Given problem:
Print, word for word, the opening line of the data below and every line after it through the line that contains "satisfecho = [None, 14, 1]", but not the pictures.

Information provided:
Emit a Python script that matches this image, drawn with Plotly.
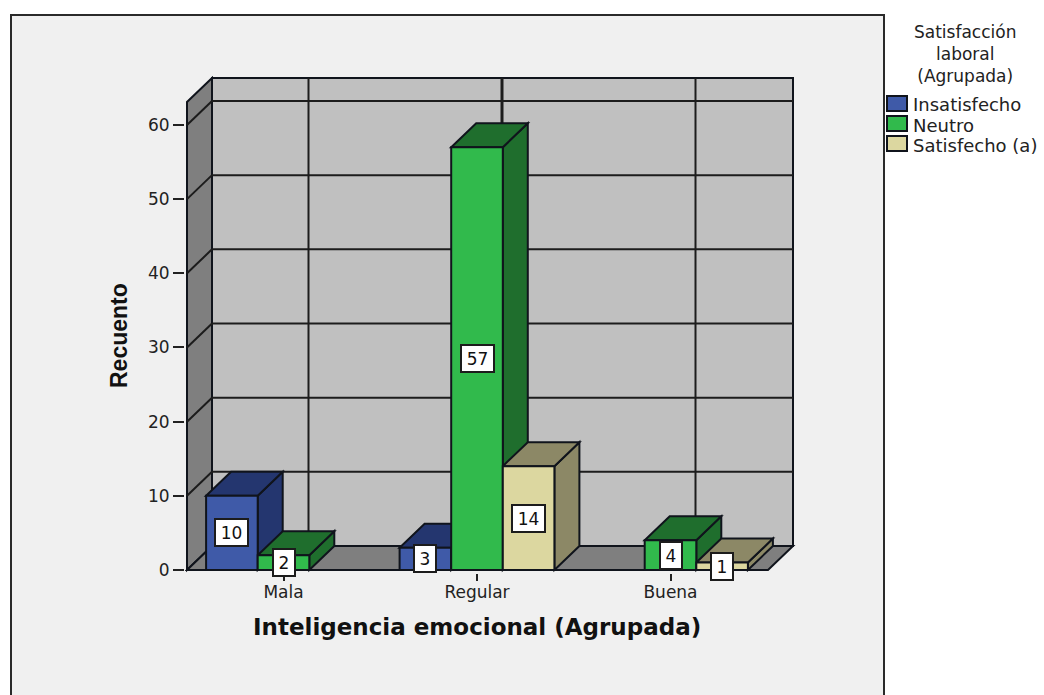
import plotly.graph_objects as go

# ---- data ----
categories = ["Mala", "Regular", "Buena"]
category_pos = [0, 1, 2]
y_ticks = [0, 10, 20, 30, 40, 50, 60]
series_names = ["Insatisfecho", "Neutro", "Satisfecho (a)"]
insatisfecho = [10, 3, None]
neutro = [2, 57, 4]
satisfecho = [None, 14, 1]

# ---- style ----
front = ["#3f5aa8", "#31ba4c", "#dcd7a0"]
shade = ["#24366f", "#1f6e2d", "#8c8866"]
edge = "#10141c"
W, H = 1044, 695
L, R, T, B = 185, 796, 76, 573      # plot rectangle in page pixels
PX_X, PX_Y = 193.5, 7.417           # pixels per data unit
ZERO_X, ZERO_Y = 283.5, 570
DX, DY = 25 / PX_X, 24 / PX_Y       # 3-D depth, in data units
x_range = [(L - ZERO_X) / PX_X, (R - ZERO_X) / PX_X]
y_range = [(ZERO_Y - B) / PX_Y, (ZERO_Y - T) / PX_Y]
BAR_W = 0.8 / 3
X_FRONT_L, X_FRONT_R = (187 - ZERO_X) / PX_X, (768 - ZERO_X) / PX_X
back_top = (ZERO_Y - 78) / PX_Y


def px(xp):
    return (xp - L) / (R - L)


def py(yp):
    return (B - yp) / (B - T)


def path(pts):
    return "M " + " L ".join(f"{x:.4f},{y:.4f}" for x, y in pts) + " Z"


def poly(pts, fill, width=2):
    return dict(type="path", path=path(pts), xref="x", yref="y", layer="below",
                fillcolor=fill, line=dict(color=edge, width=width))


def seg(p, q, width=2):
    return dict(type="line", x0=p[0], y0=p[1], x1=q[0], y1=q[1], xref="x", yref="y",
                layer="below", line=dict(color="#1c1c1c", width=width))


def page_text(xp, yp, text, size, family="DejaVu Sans", color="#222222", weight="normal",
              angle=0, anchor="center"):
    return dict(x=px(xp), y=py(yp), xref="paper", yref="paper", showarrow=False, text=text,
                xanchor=anchor, yanchor="middle", textangle=angle,
                font=dict(family=family, size=size, color=color, weight=weight))


shapes = [
    # chart frame
    dict(type="rect", xref="paper", yref="paper", x0=px(11), x1=px(884), y0=py(705), y1=py(15),
         fillcolor="#f0f0f0", line=dict(color="#2a2a2a", width=2), layer="below"),
    # walls and floor
    poly([(X_FRONT_L + DX, DY), (X_FRONT_R + DX, DY), (X_FRONT_R + DX, back_top),
          (X_FRONT_L + DX, back_top)], "#c0c0c0"),
    poly([(X_FRONT_L, 0), (X_FRONT_L + DX, DY), (X_FRONT_L + DX, back_top),
          (X_FRONT_L, back_top - DY)], "#7f7f7f"),
    poly([(X_FRONT_L, 0), (X_FRONT_R, 0), (X_FRONT_R + DX, DY), (X_FRONT_L + DX, DY)], "#7f7f7f"),
]
# gridlines, from the tick values
for t in y_ticks[1:]:
    shapes.append(seg((X_FRONT_L, t), (X_FRONT_L + DX, t + DY)))
    shapes.append(seg((X_FRONT_L + DX, t + DY), (X_FRONT_R + DX, t + DY)))
for c in category_pos:
    shapes.append(seg((c + DX, DY), (c + DX, back_top), width=3 if c == 1 else 2))

# side and top faces of each column, from the values
all_series = [insatisfecho, neutro, satisfecho]
annotations = []
for c in category_pos:
    for s, values in enumerate(all_series):
        v = values[c]
        if v is None:
            continue
        x0 = c + (s - 1.5) * BAR_W
        x1 = x0 + BAR_W
        shapes.append(poly([(x1, 0), (x1 + DX, DY), (x1 + DX, v + DY), (x1, v)], shade[s]))
        shapes.append(poly([(x0, v), (x0 + DX, v + DY), (x1 + DX, v + DY), (x1, v)], shade[s]))
        annotations.append(dict(
            x=(x0 + x1) / 2, y=v / 2, xref="x", yref="y", text=str(v), showarrow=False,
            font=dict(family="DejaVu Sans", size=17, color="#111111"),
            bgcolor="white", bordercolor="#1c1c1c", borderwidth=2, borderpad=0,
            width=9 + 11 * len(str(v)), height=25))

fig = go.Figure()
for s, name in enumerate(series_names):
    fig.add_trace(go.Bar(x=category_pos, y=all_series[s], name=name,
                         marker=dict(color=front[s], line=dict(color=edge, width=2))))

# titles
annotations += [
    page_text(477, 627, "Inteligencia emocional (Agrupada)", 23, color="#111111", weight="bold"),
    page_text(119, 336, "Recuento", 23, family="Liberation Sans", color="#111111", weight="bold", angle=-90),
    page_text(965, 54, "Satisfacción<br>laboral<br>(Agrupada)", 17),
]

# legend key
for name, f, (top, bot), yc in zip(series_names, front, [(96, 111), (116, 131), (136, 151)], [104.5, 125, 145.5]):
    shapes.append(dict(type="rect", xref="paper", yref="paper", x0=px(887), x1=px(907),
                       y0=py(bot), y1=py(top), fillcolor=f, line=dict(color=edge, width=2)))
    annotations.append(page_text(911, yc, name, 18, anchor="left"))

fig.update_layout(
    width=W, height=H, autosize=False,
    margin=dict(l=L, r=W - R, t=T, b=H - B, pad=0),
    paper_bgcolor="white", plot_bgcolor="rgba(0,0,0,0)",
    barmode="group", bargap=0.2, bargroupgap=0,
    font=dict(family="DejaVu Sans", size=16, color="#222222"),
    shapes=shapes, annotations=annotations, showlegend=False,
    xaxis=dict(range=x_range, tickmode="array", tickvals=category_pos, ticktext=categories,
               showgrid=False, zeroline=False, showline=False, ticks="outside", ticklen=7,
               tickwidth=2, tickcolor="#222222", tickfont=dict(size=17), ticklabelstandoff=-3),
    yaxis=dict(range=y_range, tickmode="array", tickvals=y_ticks, showgrid=False, zeroline=False,
               showline=False, ticks="outside", ticklen=11, tickwidth=2, tickcolor="#222222",
               tickfont=dict(size=17)),
)

fig.write_html("out.html", config={"displayModeBar": False},
               post_script="document.body.style.margin='0';document.documentElement.style.overflow='hidden';")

Worked answer:
Emit a Python script that matches this image, drawn with Plotly.
import plotly.graph_objects as go

# ---- data ----
categories = ["Mala", "Regular", "Buena"]
category_pos = [0, 1, 2]
y_ticks = [0, 10, 20, 30, 40, 50, 60]
series_names = ["Insatisfecho", "Neutro", "Satisfecho (a)"]
insatisfecho = [10, 3, None]
neutro = [2, 57, 4]
satisfecho = [None, 14, 1]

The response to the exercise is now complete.